L’autre défaut de la Roku est qu’elle est globalement salissante, non pour les billes ou la table, mais pour votre sacoche ou votre étui ! Je ne saurais que trop vous conseiller d’essuyer votre procédé (ou d’utiliser un protège-procédé) avant de ranger votre flèche. Cela peut sembler anodin, mais l’excès de saleté dans votre étui peut avoir pour conséquence de salir votre flèche ou votre virole très rapidement : personnellement je déteste avoir des traces cradingues sur ma virole quand je joue car j’ai remarqué que ça me déconcentrait (encore un TOC après celui du bleu qui traine sur la table ^^).
Conclusion : faut-il acheter une craie Kamui Roku ?
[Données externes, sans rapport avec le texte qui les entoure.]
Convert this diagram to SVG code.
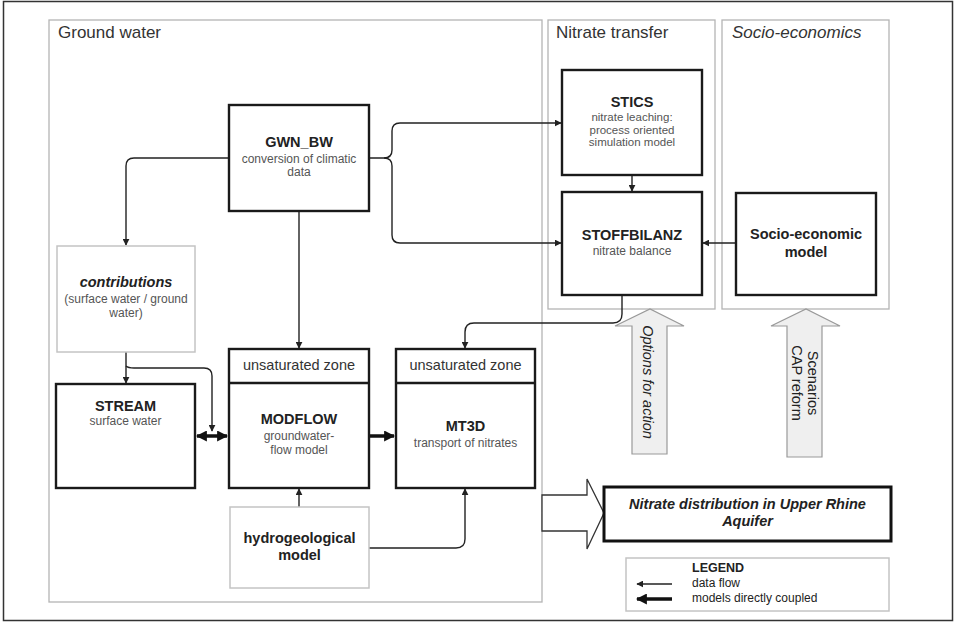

La Roku vaut-elle le coup ? Oui, indéniablement. C’est une craie premium, d’excellente qualité, qui tient longtemps et ne salit ni les billes, ni les mains, ni le tapis. Mais vaut-elle son coût ? Là est la question : à 25 €, elle s’use affreusement vite et n’offre pas d’avantages décisifs face à d’autre modèle de craie comme la Pyro de Taom, vendue 16.20 € sur le site de la marque, pour des performances similaires. Testez la Pyro : si elle ne vous convient pas, alors la Roku sera votre amie. Sinon, restez sur la Pyro.